DATA EXCERPT
--- begin ---

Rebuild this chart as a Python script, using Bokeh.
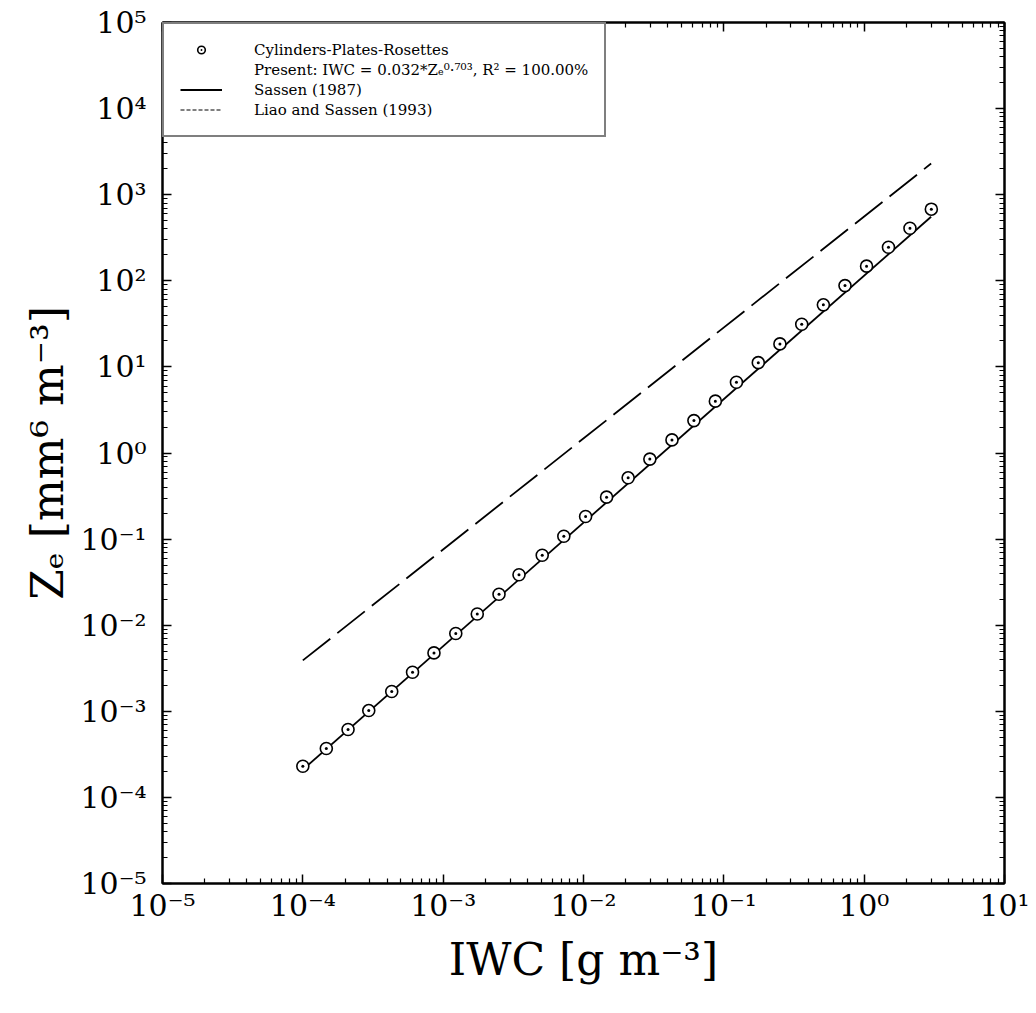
from bokeh.plotting import figure
from bokeh.models import (FixedTicker, LogAxis, CustomJSTickFormatter, Legend,
                          LegendItem, Range1d)
from bokeh.embed import file_html
from bokeh.resources import INLINE

# ---- data ----
iwc = [1.0e-4, 1.47e-4, 2.1e-4, 2.95e-4, 4.3e-4, 6.05e-4, 8.6e-4, 1.23e-3,
       1.75e-3, 2.5e-3, 3.47e-3, 5.08e-3, 7.24e-3, 1.035e-2, 1.46e-2, 2.08e-2,
       2.97e-2, 4.27e-2, 6.12e-2, 8.7e-2, 0.123, 0.176, 0.251, 0.359, 0.512,
       0.73, 1.04, 1.49, 2.12, 3.01]
ze = [2.3e-4, 3.7e-4, 6.15e-4, 1.02e-3, 1.70e-3, 2.84e-3, 4.77e-3, 8.0e-3,
      1.35e-2, 2.29e-2, 3.85e-2, 6.5e-2, 0.108, 0.183, 0.307, 0.515, 0.85,
      1.42, 2.38, 4.0, 6.64, 11.2, 18.5, 31.3, 52.6, 88.0, 148.0, 245.0,
      408.0, 679.0]

sassen_iwc = [1.0e-4, 3.0]
sassen_ze = [2.1e-4, 555.0]
liao_iwc = [1.0e-4, 3.0]
liao_ze = [3.9e-3, 2.3e3]

x_ticks = [1e-5, 1e-4, 1e-3, 1e-2, 1e-1, 1e0, 1e1]
x_tick_labels = ["10⁻⁵", "10⁻⁴", "10⁻³", "10⁻²", "10⁻¹", "10⁰", "10¹"]
y_ticks = [1e-5, 1e-4, 1e-3, 1e-2, 1e-1, 1e0, 1e1, 1e2, 1e3, 1e4, 1e5]
y_tick_labels = ["10⁻⁵", "10⁻⁴", "10⁻³", "10⁻²", "10⁻¹", "10⁰", "10¹",
                 "10²", "10³", "10⁴", "10⁵"]

label_pts = "Cylinders-Plates-Rosettes"
label_fit = "Present: IWC = 0.032*Zₑ⁰·⁷⁰³, R² = 100.00%"
label_sassen = "Sassen (1987)"
label_liao = "Liao and Sassen (1993)"
x_title = "IWC [g m⁻³]"
y_title = "Zₑ [mm⁶ m⁻³]"

FONT = "DejaVu Serif"

def minor_of(ticks):
    out = []
    for t in ticks[:-1]:
        for m in range(2, 10):
            out.append(t * m)
    return out

def tick_fmt(tv, tl):
    return CustomJSTickFormatter(args=dict(tvals=tv, tlabels=tl), code="""
const lt = Math.log10(tick);
for (let i = 0; i < tvals.length; i++) {
  if (Math.abs(Math.log10(tvals[i]) - lt) < 1e-6) { return tlabels[i]; }
}
return "";
""")

p = figure(width=1036, height=1013, x_axis_type="log", y_axis_type="log",
           x_range=Range1d(1e-5, 1e1), y_range=Range1d(1e-5, 1e5),
           output_backend="svg", toolbar_location=None)
p.min_border_left = 162
p.min_border_right = 32
p.min_border_top = 22
p.min_border_bottom = 130
p.xgrid.visible = False
p.ygrid.visible = False
p.outline_line_color = "black"
p.outline_line_width = 2
p.background_fill_color = "white"
p.border_fill_color = "white"

xt = FixedTicker(ticks=x_ticks, minor_ticks=minor_of(x_ticks))
yt = FixedTicker(ticks=y_ticks, minor_ticks=minor_of(y_ticks))

def style_axis(ax, ticker, fmt):
    ax.ticker = ticker
    ax.formatter = fmt
    ax.axis_line_color = "black"
    ax.axis_line_width = 2
    ax.major_tick_in = 9
    ax.major_tick_out = 0
    ax.minor_tick_in = 5
    ax.minor_tick_out = 0
    ax.major_tick_line_width = 1.5
    ax.minor_tick_line_width = 1.2
    ax.major_tick_line_color = "black"
    ax.minor_tick_line_color = "black"
    ax.major_label_text_font = FONT
    ax.major_label_text_font_size = "30px"
    ax.major_label_text_color = "black"
    ax.axis_label_text_font = FONT
    ax.axis_label_text_font_style = "normal"
    ax.axis_label_text_font_size = "44px"
    ax.axis_label_text_color = "black"

xa = p.xaxis[0]
ya = p.yaxis[0]
style_axis(xa, xt, tick_fmt(x_ticks, x_tick_labels))
style_axis(ya, yt, tick_fmt(y_ticks, y_tick_labels))
xa.axis_label = x_title
ya.axis_label = y_title
xa.major_label_standoff = 4
xa.axis_label_standoff = 8
ya.major_label_standoff = 16
ya.axis_label_standoff = 4
ya.major_label_orientation = "horizontal"

top_ax = LogAxis()
right_ax = LogAxis()
style_axis(top_ax, xt, CustomJSTickFormatter(code="return '';"))
style_axis(right_ax, yt, CustomJSTickFormatter(code="return '';"))
top_ax.major_label_text_font_size = "1px"
right_ax.major_label_text_font_size = "1px"
top_ax.major_label_standoff = 0
right_ax.major_label_standoff = 0
p.add_layout(top_ax, "above")
p.add_layout(right_ax, "right")

# ---- data marks ----
r_s = p.line(sassen_iwc, sassen_ze, line_color="black", line_width=1.8)
r_l = p.line(liao_iwc, liao_ze, line_color="black", line_width=1.8,
             line_dash="35 9")
r_pts = p.scatter(iwc, ze, marker="circle_dot", size=12, line_color="black",
                  line_width=1.6, fill_color="white")
# legend-only keys: drawn muted (invisible) in the plot, normal in the legend
r_fit_key = p.line(liao_iwc, liao_ze, line_alpha=0, muted_line_alpha=0)
r_fit_key.muted = True
r_liao_key = p.line(liao_iwc, liao_ze, line_color="black", line_width=1.2,
                    line_dash="4 2", muted_line_alpha=0)
r_liao_key.muted = True

legend = Legend(items=[
    LegendItem(label=label_pts, renderers=[r_pts]),
    LegendItem(label=label_fit, renderers=[r_fit_key]),
    LegendItem(label=label_sassen, renderers=[r_s]),
    LegendItem(label=label_liao, renderers=[r_liao_key]),
], location="top_left")
legend.click_policy = "none"
legend.margin = 0
legend.padding = 16
legend.spacing = 1
legend.glyph_width = 42
legend.glyph_height = 19
legend.label_height = 19
legend.label_standoff = 32
legend.label_text_font = FONT
legend.label_text_font_size = "15px"
legend.label_text_color = "black"
legend.border_line_color = "black"
legend.border_line_width = 2
legend.background_fill_color = "white"
legend.background_fill_alpha = 1.0
p.add_layout(legend)

open("out.html", "w").write(file_html(p, INLINE))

--- end ---

WHAT THE TASK REQUIRES
Write out nothing but the lines from the start of the data through the line with "from bokeh.resources import INLINE". Leave out the pictures.

EXERCISE ANSWER
Rebuild this chart as a Python script, using Bokeh.
from bokeh.plotting import figure
from bokeh.models import (FixedTicker, LogAxis, CustomJSTickFormatter, Legend,
                          LegendItem, Range1d)
from bokeh.embed import file_html
from bokeh.resources import INLINE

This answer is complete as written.